Information supplied:
------------------------------------
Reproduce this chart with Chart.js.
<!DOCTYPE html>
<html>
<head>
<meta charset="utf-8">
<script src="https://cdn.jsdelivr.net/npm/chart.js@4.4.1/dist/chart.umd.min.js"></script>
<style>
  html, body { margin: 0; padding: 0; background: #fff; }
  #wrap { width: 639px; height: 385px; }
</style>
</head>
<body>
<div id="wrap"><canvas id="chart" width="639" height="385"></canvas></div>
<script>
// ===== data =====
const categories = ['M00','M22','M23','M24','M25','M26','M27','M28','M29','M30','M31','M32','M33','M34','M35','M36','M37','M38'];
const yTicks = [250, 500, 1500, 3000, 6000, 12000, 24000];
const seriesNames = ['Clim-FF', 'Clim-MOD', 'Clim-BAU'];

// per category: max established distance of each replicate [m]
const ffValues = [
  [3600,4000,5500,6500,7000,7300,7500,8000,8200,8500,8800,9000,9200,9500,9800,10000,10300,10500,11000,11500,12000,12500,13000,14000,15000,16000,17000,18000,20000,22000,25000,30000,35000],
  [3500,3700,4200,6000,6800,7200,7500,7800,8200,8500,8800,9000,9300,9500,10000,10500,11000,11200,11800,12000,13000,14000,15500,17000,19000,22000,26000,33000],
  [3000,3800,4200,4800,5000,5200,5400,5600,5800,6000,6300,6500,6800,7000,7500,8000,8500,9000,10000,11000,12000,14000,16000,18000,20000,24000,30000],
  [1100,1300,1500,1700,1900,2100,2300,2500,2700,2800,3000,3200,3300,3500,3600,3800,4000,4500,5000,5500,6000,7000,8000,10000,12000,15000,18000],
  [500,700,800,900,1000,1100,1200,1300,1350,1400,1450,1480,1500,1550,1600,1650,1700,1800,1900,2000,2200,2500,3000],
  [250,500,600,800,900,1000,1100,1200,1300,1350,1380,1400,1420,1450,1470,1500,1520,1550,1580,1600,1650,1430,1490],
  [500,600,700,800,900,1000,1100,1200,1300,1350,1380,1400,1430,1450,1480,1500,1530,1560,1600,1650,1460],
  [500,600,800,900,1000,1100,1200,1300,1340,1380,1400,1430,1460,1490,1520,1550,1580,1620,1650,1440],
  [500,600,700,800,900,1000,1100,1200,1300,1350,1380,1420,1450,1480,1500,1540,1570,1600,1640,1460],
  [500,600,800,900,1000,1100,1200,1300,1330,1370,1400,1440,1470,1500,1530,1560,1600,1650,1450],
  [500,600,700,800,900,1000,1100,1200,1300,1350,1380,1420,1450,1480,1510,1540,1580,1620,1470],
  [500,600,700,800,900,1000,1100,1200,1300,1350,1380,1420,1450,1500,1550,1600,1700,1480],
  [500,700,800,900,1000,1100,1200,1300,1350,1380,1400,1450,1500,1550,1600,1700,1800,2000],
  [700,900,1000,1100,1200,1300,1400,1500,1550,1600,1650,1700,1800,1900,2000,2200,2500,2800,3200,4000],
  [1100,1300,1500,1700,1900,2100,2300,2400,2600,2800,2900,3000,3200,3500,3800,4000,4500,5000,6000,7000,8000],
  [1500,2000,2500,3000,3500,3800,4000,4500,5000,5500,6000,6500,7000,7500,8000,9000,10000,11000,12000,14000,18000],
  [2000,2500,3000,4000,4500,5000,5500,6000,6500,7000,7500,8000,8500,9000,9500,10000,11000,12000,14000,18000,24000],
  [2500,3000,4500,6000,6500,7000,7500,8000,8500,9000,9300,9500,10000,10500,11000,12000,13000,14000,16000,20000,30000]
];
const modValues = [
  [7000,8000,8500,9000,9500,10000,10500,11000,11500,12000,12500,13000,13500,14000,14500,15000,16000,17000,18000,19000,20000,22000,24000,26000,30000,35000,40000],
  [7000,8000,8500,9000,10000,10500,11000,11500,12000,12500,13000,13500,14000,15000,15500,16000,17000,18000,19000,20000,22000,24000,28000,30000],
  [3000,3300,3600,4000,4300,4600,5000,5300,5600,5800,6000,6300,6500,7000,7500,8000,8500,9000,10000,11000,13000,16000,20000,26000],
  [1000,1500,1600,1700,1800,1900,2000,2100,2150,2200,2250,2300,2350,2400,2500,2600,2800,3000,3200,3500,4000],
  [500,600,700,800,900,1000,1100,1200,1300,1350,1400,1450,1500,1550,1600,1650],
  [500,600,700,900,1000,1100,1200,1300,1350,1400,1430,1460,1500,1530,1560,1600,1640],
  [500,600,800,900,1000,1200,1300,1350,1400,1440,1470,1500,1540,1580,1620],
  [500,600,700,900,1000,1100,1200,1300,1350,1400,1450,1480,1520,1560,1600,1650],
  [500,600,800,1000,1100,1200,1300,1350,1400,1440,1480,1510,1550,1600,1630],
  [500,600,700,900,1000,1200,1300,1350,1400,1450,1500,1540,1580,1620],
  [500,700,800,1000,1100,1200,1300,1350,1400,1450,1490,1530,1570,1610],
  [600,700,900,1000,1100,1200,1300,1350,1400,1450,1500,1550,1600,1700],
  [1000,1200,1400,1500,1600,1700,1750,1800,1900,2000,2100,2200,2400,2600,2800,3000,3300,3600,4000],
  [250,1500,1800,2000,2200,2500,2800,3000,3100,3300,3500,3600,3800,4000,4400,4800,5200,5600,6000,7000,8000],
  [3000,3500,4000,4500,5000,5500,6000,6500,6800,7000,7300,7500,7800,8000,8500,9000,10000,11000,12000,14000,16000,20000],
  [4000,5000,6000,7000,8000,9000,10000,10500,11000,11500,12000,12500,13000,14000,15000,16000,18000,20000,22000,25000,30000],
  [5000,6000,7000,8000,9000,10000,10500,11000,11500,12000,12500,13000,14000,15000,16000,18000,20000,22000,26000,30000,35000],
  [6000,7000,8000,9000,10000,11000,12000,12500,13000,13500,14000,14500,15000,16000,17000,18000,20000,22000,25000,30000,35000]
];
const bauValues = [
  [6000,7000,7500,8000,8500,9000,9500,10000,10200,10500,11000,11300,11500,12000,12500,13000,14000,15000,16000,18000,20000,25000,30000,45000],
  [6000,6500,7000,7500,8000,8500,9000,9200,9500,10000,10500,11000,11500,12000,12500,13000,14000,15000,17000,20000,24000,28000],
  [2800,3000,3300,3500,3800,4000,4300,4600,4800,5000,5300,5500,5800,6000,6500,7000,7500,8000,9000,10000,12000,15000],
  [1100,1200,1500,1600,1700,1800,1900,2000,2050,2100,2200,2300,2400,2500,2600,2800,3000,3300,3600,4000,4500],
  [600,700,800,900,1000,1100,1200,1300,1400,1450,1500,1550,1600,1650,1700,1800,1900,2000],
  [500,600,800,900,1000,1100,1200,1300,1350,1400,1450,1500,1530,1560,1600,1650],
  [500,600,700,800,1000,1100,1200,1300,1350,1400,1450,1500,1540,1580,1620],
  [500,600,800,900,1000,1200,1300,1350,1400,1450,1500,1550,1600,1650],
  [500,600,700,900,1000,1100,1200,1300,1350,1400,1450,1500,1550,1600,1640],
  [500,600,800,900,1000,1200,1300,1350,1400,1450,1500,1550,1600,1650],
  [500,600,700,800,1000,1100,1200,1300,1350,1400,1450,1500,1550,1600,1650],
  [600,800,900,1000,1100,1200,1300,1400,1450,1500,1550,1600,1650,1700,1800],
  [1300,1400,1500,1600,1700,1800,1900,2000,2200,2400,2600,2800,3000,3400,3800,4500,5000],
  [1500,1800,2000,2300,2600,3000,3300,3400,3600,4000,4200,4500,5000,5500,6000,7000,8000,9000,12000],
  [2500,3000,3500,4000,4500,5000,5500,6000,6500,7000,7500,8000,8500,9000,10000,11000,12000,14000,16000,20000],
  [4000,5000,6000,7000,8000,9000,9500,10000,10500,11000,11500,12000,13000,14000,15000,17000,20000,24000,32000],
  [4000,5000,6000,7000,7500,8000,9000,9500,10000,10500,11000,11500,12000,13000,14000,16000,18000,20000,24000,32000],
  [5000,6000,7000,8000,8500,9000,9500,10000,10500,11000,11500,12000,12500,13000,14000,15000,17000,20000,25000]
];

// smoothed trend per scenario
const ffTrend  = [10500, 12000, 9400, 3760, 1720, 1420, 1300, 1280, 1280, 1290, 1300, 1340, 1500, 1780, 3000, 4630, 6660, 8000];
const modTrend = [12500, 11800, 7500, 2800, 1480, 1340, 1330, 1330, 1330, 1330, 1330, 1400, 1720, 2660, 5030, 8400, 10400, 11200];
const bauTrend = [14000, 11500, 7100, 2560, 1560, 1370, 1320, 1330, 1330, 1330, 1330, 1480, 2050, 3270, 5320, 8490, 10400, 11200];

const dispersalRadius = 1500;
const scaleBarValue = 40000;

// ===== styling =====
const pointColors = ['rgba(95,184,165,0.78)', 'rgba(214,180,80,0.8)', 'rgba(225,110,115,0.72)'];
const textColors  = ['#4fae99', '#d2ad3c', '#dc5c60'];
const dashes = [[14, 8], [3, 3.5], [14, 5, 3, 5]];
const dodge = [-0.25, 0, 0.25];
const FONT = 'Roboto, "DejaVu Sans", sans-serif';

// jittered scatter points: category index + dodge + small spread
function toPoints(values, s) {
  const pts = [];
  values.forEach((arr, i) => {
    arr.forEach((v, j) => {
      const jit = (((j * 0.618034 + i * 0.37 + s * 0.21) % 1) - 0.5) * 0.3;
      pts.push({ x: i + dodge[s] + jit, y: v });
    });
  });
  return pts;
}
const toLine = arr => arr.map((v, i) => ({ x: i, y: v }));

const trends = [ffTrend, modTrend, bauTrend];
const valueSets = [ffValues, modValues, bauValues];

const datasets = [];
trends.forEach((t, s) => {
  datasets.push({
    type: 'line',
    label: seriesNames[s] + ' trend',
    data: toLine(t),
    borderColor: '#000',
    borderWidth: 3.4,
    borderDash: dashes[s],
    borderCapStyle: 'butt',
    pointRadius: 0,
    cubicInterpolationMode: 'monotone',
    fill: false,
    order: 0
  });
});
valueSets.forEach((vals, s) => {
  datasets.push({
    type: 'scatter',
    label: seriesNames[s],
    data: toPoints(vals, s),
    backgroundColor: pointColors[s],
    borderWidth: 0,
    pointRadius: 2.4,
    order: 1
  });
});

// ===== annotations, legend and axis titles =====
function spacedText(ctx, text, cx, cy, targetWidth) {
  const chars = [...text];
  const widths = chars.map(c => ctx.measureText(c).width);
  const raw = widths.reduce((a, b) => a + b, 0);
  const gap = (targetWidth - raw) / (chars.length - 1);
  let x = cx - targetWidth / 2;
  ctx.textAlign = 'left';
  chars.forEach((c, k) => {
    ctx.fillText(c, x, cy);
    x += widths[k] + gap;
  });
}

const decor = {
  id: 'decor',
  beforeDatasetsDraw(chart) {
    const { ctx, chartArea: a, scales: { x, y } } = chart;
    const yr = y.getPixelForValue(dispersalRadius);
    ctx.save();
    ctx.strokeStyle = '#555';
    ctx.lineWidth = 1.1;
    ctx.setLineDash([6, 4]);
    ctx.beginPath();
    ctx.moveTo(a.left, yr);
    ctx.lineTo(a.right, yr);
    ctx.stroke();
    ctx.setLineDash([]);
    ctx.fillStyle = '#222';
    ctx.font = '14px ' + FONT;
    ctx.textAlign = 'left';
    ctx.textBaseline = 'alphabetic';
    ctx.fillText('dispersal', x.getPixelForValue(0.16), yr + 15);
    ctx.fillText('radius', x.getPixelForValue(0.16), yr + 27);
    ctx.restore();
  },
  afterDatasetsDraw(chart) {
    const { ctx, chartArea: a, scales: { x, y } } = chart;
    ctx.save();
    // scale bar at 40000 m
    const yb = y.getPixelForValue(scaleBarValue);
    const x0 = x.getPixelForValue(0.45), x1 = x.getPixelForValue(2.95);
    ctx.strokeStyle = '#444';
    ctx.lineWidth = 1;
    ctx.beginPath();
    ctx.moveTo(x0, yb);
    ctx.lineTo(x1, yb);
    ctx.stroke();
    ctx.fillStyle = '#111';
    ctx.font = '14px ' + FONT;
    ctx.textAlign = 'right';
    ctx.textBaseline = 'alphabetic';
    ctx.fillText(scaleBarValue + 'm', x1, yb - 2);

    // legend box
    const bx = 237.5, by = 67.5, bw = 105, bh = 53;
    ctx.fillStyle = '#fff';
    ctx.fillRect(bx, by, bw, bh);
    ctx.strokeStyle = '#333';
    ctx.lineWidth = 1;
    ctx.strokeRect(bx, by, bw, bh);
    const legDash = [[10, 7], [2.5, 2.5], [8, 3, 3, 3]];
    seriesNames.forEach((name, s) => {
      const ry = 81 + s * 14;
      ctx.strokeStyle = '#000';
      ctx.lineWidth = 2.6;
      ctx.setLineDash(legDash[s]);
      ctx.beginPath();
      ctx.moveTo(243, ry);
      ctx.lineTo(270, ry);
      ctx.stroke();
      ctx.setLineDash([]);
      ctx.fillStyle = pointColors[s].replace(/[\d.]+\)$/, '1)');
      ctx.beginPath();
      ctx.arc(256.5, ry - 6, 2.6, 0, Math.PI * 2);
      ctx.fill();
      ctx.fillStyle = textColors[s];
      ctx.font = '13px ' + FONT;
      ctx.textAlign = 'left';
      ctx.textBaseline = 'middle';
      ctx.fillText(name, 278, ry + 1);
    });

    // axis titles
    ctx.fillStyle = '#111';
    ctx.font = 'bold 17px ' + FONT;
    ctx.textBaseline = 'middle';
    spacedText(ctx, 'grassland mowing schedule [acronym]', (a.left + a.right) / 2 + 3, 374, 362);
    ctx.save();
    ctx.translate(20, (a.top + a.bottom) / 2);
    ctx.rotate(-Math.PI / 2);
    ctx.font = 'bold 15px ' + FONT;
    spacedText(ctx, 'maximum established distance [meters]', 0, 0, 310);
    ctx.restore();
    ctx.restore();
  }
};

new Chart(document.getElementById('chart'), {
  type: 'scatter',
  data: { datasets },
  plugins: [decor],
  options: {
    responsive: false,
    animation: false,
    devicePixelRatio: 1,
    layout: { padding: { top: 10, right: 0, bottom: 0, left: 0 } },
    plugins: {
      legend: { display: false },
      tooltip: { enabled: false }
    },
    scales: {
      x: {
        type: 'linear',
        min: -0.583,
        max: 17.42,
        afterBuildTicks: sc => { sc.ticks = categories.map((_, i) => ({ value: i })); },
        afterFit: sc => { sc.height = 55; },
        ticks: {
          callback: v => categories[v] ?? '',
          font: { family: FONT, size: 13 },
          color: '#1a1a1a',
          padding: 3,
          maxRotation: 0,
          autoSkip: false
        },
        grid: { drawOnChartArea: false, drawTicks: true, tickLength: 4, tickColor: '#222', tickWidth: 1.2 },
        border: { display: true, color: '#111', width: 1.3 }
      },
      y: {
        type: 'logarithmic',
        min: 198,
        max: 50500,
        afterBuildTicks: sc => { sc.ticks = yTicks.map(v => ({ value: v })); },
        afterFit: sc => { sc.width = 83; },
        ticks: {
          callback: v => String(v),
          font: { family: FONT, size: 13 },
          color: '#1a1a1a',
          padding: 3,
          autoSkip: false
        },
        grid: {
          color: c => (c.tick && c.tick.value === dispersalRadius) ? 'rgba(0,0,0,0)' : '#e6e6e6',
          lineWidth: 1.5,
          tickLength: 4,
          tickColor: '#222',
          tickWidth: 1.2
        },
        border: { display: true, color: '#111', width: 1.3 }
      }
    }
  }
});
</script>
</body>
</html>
------------------------------------
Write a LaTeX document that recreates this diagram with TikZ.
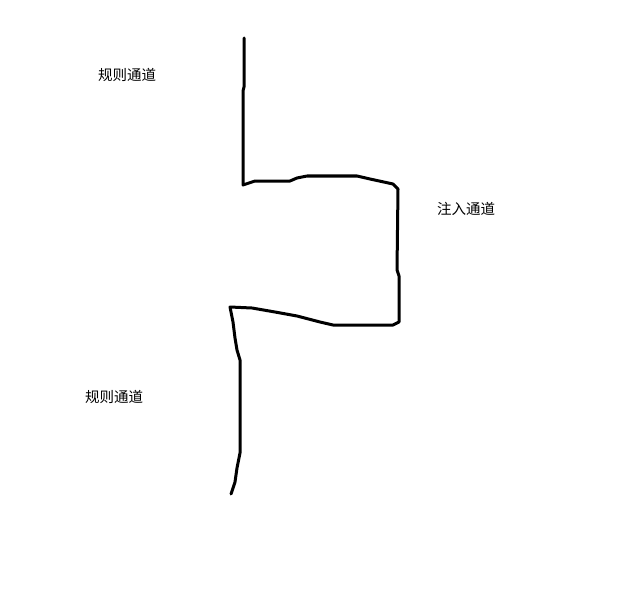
------------------------------------
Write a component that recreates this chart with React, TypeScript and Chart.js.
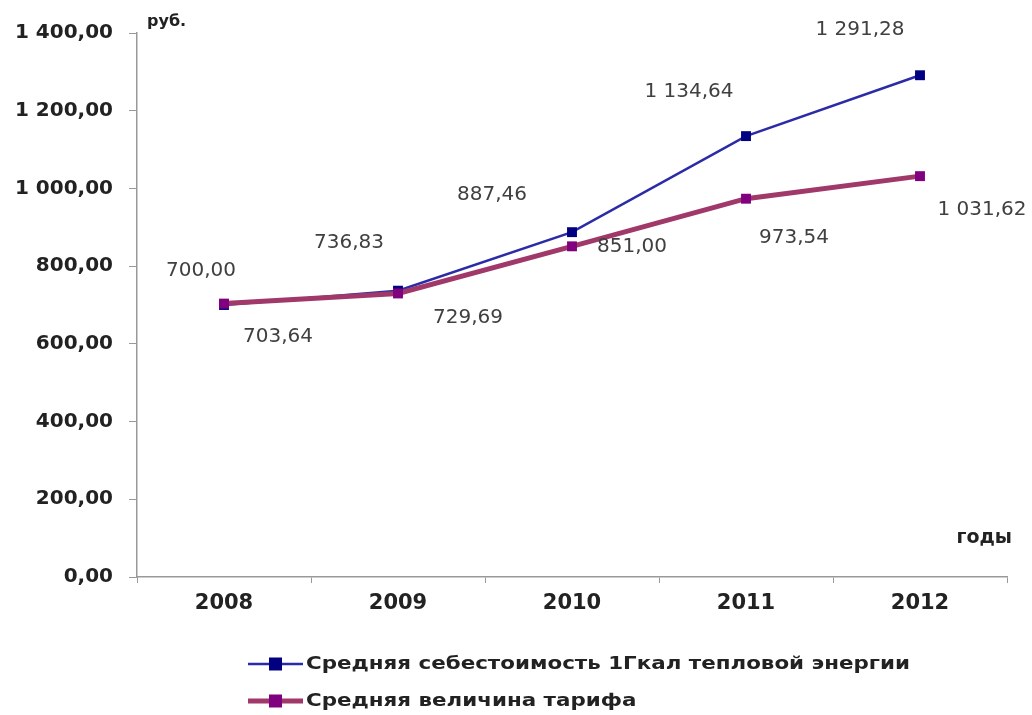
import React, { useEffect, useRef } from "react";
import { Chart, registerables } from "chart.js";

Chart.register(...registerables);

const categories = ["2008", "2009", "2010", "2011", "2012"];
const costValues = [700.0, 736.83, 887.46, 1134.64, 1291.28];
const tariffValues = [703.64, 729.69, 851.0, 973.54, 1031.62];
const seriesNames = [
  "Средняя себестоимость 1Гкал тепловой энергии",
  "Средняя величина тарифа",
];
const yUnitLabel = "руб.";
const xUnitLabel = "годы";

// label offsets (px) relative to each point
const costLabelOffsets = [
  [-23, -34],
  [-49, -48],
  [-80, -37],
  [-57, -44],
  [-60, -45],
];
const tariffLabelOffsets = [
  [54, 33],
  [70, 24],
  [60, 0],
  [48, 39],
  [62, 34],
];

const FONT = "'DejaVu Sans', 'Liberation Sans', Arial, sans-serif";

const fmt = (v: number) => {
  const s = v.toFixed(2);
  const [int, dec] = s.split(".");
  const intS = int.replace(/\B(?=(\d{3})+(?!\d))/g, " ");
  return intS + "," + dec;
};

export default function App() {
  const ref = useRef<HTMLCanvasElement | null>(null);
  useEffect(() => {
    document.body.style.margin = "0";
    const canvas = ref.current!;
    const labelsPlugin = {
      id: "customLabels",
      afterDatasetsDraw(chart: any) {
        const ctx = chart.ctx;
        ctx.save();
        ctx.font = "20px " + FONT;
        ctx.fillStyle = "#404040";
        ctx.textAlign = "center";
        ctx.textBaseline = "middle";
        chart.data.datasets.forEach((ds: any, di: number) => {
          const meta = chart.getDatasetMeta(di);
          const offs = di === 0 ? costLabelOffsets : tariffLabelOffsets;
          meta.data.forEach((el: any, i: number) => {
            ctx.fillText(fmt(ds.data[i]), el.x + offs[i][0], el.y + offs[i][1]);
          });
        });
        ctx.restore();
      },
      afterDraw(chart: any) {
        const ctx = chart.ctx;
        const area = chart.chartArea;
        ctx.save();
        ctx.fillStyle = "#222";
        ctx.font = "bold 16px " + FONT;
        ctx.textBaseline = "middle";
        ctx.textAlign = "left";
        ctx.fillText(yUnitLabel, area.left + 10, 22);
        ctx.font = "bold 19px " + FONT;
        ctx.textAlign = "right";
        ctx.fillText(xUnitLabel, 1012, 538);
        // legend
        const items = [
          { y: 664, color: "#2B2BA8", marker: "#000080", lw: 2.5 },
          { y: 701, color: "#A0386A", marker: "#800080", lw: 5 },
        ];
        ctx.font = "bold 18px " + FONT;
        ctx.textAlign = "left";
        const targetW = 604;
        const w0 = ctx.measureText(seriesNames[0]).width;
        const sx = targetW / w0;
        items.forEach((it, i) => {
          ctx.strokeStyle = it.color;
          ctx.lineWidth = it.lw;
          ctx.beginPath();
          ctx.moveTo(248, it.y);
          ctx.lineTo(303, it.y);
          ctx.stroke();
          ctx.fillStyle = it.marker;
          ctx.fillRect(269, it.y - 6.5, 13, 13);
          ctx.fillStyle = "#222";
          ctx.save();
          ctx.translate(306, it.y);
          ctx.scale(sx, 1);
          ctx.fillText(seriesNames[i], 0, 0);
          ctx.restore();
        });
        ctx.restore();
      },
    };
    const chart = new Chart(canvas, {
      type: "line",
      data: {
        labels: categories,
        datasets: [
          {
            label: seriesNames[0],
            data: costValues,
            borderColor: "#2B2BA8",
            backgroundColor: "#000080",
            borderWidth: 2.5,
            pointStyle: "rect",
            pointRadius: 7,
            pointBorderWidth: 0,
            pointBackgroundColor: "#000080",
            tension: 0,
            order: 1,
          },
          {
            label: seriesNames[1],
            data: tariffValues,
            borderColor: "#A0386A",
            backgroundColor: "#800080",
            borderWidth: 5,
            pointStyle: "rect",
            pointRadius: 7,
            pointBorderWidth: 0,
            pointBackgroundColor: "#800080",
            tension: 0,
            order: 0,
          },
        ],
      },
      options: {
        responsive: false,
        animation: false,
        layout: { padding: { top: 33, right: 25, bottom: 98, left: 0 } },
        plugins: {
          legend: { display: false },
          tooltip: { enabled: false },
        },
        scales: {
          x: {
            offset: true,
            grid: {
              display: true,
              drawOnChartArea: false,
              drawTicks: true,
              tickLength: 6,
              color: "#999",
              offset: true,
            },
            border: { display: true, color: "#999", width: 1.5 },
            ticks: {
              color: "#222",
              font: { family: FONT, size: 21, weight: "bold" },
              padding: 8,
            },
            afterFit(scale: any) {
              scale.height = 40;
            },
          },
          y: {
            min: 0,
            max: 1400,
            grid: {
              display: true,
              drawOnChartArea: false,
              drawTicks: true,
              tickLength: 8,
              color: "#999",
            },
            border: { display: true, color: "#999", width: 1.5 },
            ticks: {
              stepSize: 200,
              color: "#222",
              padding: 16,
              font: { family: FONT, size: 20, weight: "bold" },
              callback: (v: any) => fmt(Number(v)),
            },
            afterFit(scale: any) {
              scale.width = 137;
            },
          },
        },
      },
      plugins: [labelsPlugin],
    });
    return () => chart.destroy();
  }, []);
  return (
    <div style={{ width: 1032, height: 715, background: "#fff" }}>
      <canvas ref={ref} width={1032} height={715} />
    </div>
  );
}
------------------------------------
Reproduce every line of the listing above in which the string "this" appears.

Task result:
Reproduce this chart with Chart.js.
Write a LaTeX document that recreates this diagram with TikZ.
Write a component that recreates this chart with React, TypeScript and Chart.js.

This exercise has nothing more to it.